What is a “schema”?

Put simply, a “schema” is simply the organization and/or logic of data, which then can be used to establish tables of data. Think of it as a sort of blueprint for understanding how your data should exist within a database.

How are we using “schema” with regards to input/output for models?

It’s important to understand that data can be presented to a model in a myriad of ways. It can be “structured” where there’s a sort of order or hierarchy of data (JSON, csv, etc), or it can be “unstructured” where data is presented pretty much as-is.

In the case of unstructured data, we really don’t need to have a schema as the data is presented as-is. Text in a text file is just a series of alphanumeric characters. Images and videos is just binary data at the end of the data. There’s no logic behind this data, and hence no need to define a schema.

In the case of structured data, you might need to establish a schema that defines the logic of how your data is structured so that we, at gravityAI, can understand it.

There are numerous ways of defining the schema structure, but we are using the concept of “schema paths”. Like the concept of a “directory path,” except we are looking to find data fields and not files, we are simply looking for a way of showing how to find individual fields in the data your model consumes.
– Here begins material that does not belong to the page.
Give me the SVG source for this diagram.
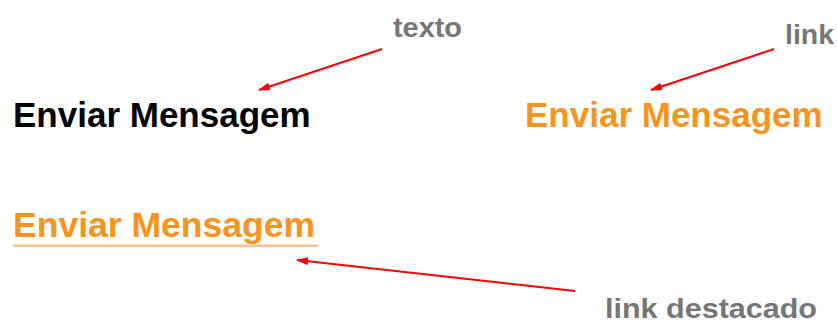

Schema Paths can describe single fields, nested fields, and fields with arrays of objects. A path may or may not start with a forward slash (/), and each nested level in an object is divided by a forward slash.

Example

{
  field:{
    subfield: “value”
  }
}
Has a single Path: field/subfield

Array Types

Arrays of objects have to specify the position in the array for the object. In this manner it is possible to have a single array with different kinds of objects. Object array position is specified by enclosing values within brackets (vector notation).

{
    field:[
    {
        object1field1: "value",
        object1field2: "value"
    },
    {
        object2field: {
            subfield: "value",
            arrayfield: [1,6,23],
            mixedfield: [1, "value", 1, "value", 4, "value"]
        }
    }
    ]
}

Paths for the first object in the array:

  • field[0]/object1field1
  • field[0]/object1field2

Paths for the second object:

  • field[1]/object2field/subfield
  • field[1]/object2field/arrayfield[*]
  • field[1]/object2field/mixedfield[0+2]
  • field[1]/object2field/mixedfield[1+2]

Vector Notation:

  • [*] All positions in vector, no maximum length
  • [0] position 0 in vector.
  • [0+2] All even positions in vector, starting at position 0, no maximum length
  • [1+2] All odd positions in vector, starting at position 1, no maximum length

Increments:

  • [0+2] positions 0,2,4,6,...
  • [0+3] positions 0,3,6,9, ...
  • [0+4] positions 0,4,8,12, ...
  • [0+5] positions 0,5,10,15, …

Maximum count (if Increment is omitted, it defaults to 1):

  • [0,3] or [0+1,3] positions 0,1,2
  • [3,3] or [3+1,3] positions 3,4,5
  • [3+2,4] positions 3,5,7,9
  • [3+2,*] or [3+2] positions 3,5,7,9,...

Maximum Range (if Increment is omitted, defaults to 1). The limit is inclusive. It is illegal to specify a maximum range that is less than the first index.

  • [0-3] or [0+1-3] positions 0,1,2,3
  • [3-3] or [3+1-3] position 3
  • [3+2-7] positions 3,5,7
  • [2+2-7] positions 2,4,6
  • [2+2-*] or [2+2] positions 2,4,6,8,...

Valid formats:

  • [<single index>]
  • [<start index> + <increment> - <upper bound index inclusive>]
  • [<start index> + <increment> , <count>]

Multi-Dimensional Vectors You may chain together multiple vector notations to specify a multi-dimensional array.

  • [0][3][0] is position (0,3,0)
  • [*][2] is position 2 in all positions in the first dimension (0,2) (1,2) (2,2) (3,2) ...
  • [2][*] is all positions in the 2nd position of the first dimension (2,0) (2,1) (2,2) (2,3) ...
  • [2+2,3][2] is positions (2,2) (4,2) (6,2)

Schema Path for CSV style data

Paths for CSV data work the same way as JSON, except they do not have nested objects. Each path refers to a column name (as supplied in the first header line of the file). If the data file does not include a header, each field may be referred to by its index (i.e. /1 /2 etc). If a header occurs more than once in the file, it is considered to be an array, with the left-most filed starting at position 0.

Important to remember!

  • It’s important to remember that, for structured data, schemas are required for both input and output.
  • It’s important to remember that your schema must match the data you supply to your model. If you provide an input field that specifies it is of “string” type, but really, your model accepts an array of strings, it simply will not work.
    • Be sure to “preview” and verify your schema before building.